= Association of Norwegian Theatres and Orchestras =

The Association of Norwegian Theatres and Orchestras (Norsk teater- og orkesterforening, NTO) is an employers' organisation in Norway for theatre and symphony orchestra institutions.

==Organization==
It was founded in 1962 as the Association of Norwegian Theatres (De norske teatres forening), an association for theatre institutions. Its name was changed after symphony orchestras were included in the organisation from 1989. The organisation has 42 member bodies. The member bodies are generally members of Arbeidsgiverforeningen Spekter as well. This way the member bodies follow the trade and tariff agreements of Spekter, but negotiate with their relevant trade unions through the Association of Norwegian Theatres and Orchestras. The Association of Norwegian Theatres and Orchestras is itself a member body of the Performing Arts Employers Associations League Europe. Hans Heiberg was chairman from 1962 to 1964. Arnljot Strømme Svendsen chaired the association for 22 years, from 1970 to 1992. The current director general is Morten Gjelten, and chairman of the board is Bernt Bauge.

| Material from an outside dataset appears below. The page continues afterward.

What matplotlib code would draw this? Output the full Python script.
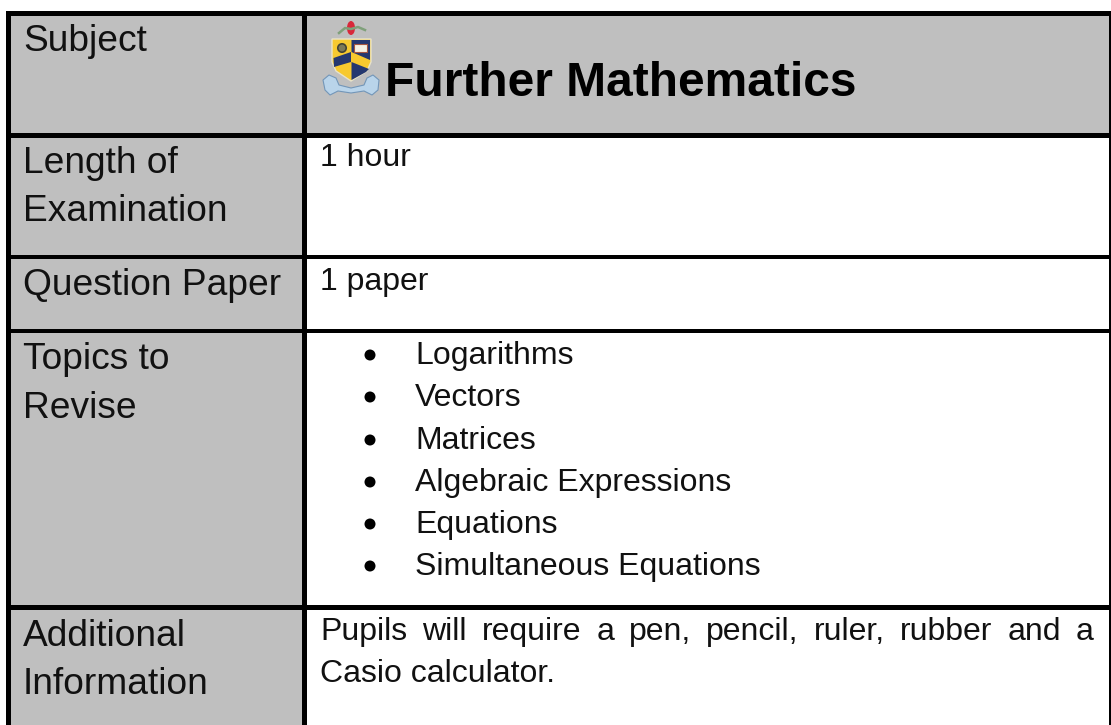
import matplotlib
matplotlib.use("Agg")
import matplotlib.pyplot as plt
from matplotlib.patches import Rectangle, Polygon, Circle, Ellipse

W, H = 1111, 725
row_bands = [(11, 16), (133, 138), (255, 259), (329, 333), (605, 610)]
col_bands = [(6, 11), (302, 307), (1109, 1111)]
left_labels = ["Subject", "Length of", "Examination", "Question Paper", "Topics to", "Revise", "Additional", "Information"]
left_base = [51, 173, 221, 295, 369, 418, 646, 694]
title = "Further Mathematics"
length_text = "1 hour"
paper_text = "1 paper"
topics = ["Logarithms", "Vectors", "Matrices", "Algebraic Expressions", "Equations", "Simultaneous Equations"]
topic_base = [364, 406, 449, 491, 533, 575]
info_line1 = ["Pupils", "will", "require", "a", "pen,", "pencil,", "ruler,", "rubber", "and", "a"]
info_line2 = "Casio calculator."

plt.rcParams['font.family'] = ['Liberation Sans', 'DejaVu Sans']
fig = plt.figure(figsize=(W/100, H/100), dpi=100)
ax = fig.add_axes([0, 0, 1, 1])
ax.set_xlim(0, W)
ax.set_ylim(H, 0)
ax.axis('off')

GREY = '#bfbfbf'
INK = '#111111'
fs_left = 26.7
fs_right = 23.0
ax.add_patch(Rectangle((6, 11), W-6, 127, fc=GREY, ec='none'))
ax.add_patch(Rectangle((6, 11), 301, H-11, fc=GREY, ec='none'))

for y0, y1 in row_bands:
    ax.add_patch(Rectangle((6, y0), W-6, y1-y0, fc='k', ec='none', lw=0))
for x0, x1 in col_bands:
    ax.add_patch(Rectangle((x0, 11), x1-x0, H-11, fc='k', ec='none', lw=0))

for lab, y in zip(left_labels, left_base):
    ax.text(23, y, lab, fontsize=fs_left, va='baseline', ha='left', color=INK)

ax.text(385, 96, title, fontsize=34.5, fontweight='bold', va='baseline', ha='left', color='k')
ax.text(320, 166, length_text, fontsize=fs_right, va='baseline', ha='left', color=INK)
ax.text(320, 290, paper_text, fontsize=fs_right, va='baseline', ha='left', color=INK)

for t, y in zip(topics, topic_base):
    ax.add_patch(Circle((370, y-9), 5.5, fc='k', ec='none'))
    ax.text(415, y, t, fontsize=fs_right, va='baseline', ha='left', color=INK)

# justified first line
r = fig.canvas.get_renderer()
xs0, xs1 = 320, 1094
arts = [ax.text(0, 640, w, fontsize=fs_right, va='baseline', ha='left', color=INK) for w in info_line1]
ws = [a.get_window_extent(r).width for a in arts]
gap = (xs1 - xs0 - sum(ws)) / (len(ws) - 1)
x = xs0
for a, w in zip(arts, ws):
    a.set_x(x)
    x += w + gap
ax.text(320, 682, info_line2, fontsize=fs_right, va='baseline', ha='left', color=INK)

# crest
ax.add_patch(Polygon([(332,39),(371,39),(371,62),(367,71),(351,81),(336,71),(332,62)], fc='#f7c92f', ec='#e9e3c8', lw=1))
ax.add_patch(Polygon([(351.5,40),(370,40),(370,60),(351.5,52)], fc='#25386f', ec='none'))
ax.add_patch(Polygon([(333.5,58),(351,52),(351,62),(334,67)], fc='#25386f', ec='none'))
ax.add_patch(Polygon([(351.5,62),(369,69),(366,72),(351.5,80)], fc='#25386f', ec='none'))
ax.add_patch(Rectangle((354,44),13,7.5, fc='#f6f2e4', ec='#a8563f', lw=0.8))
ax.add_patch(Circle((342,48), 4.2, fc='#7d7a58', ec='#444433', lw=1.2))
ax.add_patch(Polygon([(323,80),(329,75),(336,78),(339,85),(351,88),(364,85),(367,78),(373,75),(379,80),(378,90),(372,95),(364,91),(351,93),(338,91),(330,95),(325,90)], fc='#b9d4ea', ec='#7396b8', lw=0.8))
ax.plot([339,345,351,358,365],[33,28,29,27,30], color='#7fa07a', lw=1.8)
ax.add_patch(Ellipse((351,28), 8, 14, fc='#d8283a', ec='none'))

fig.savefig('out.png', dpi=100)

The association awards the Hedda Award. Their headquarters are located in Storgata near Oslo Cathedral. The association is co-publisher of the online magazine Scenekunst.no, together with the association for independent theatre groups, the Norwegian Association for Performing Arts. NTO earlier issued the paper magazine Scenen.

==Statistics and documentary work==
From 1987 to 1994 De norske teatres forening published an annual yearbook, containing a detailed record of productions and performances on Norwegian stages. The yearbook listed production details such as names of stage directors, set designers, actors and technical staff, date of first night, and number of performances. In 1986 the association represented thirteen subsidized theatres (including Den Norske Opera), which showed a total number of 4,800 performances for 1,130,000 spectators. In 1993 the association represented twenty subsidized theatres and six symphonic orchestras. The theatres had a total number of 353 productions, and the 7,600 performances were viewed by 1,490,000 spectators. In addition to the institutional theatres, the yearbook covered theatre productions for Radio and Television, and by independent professional groups (134 productions listed for 1993).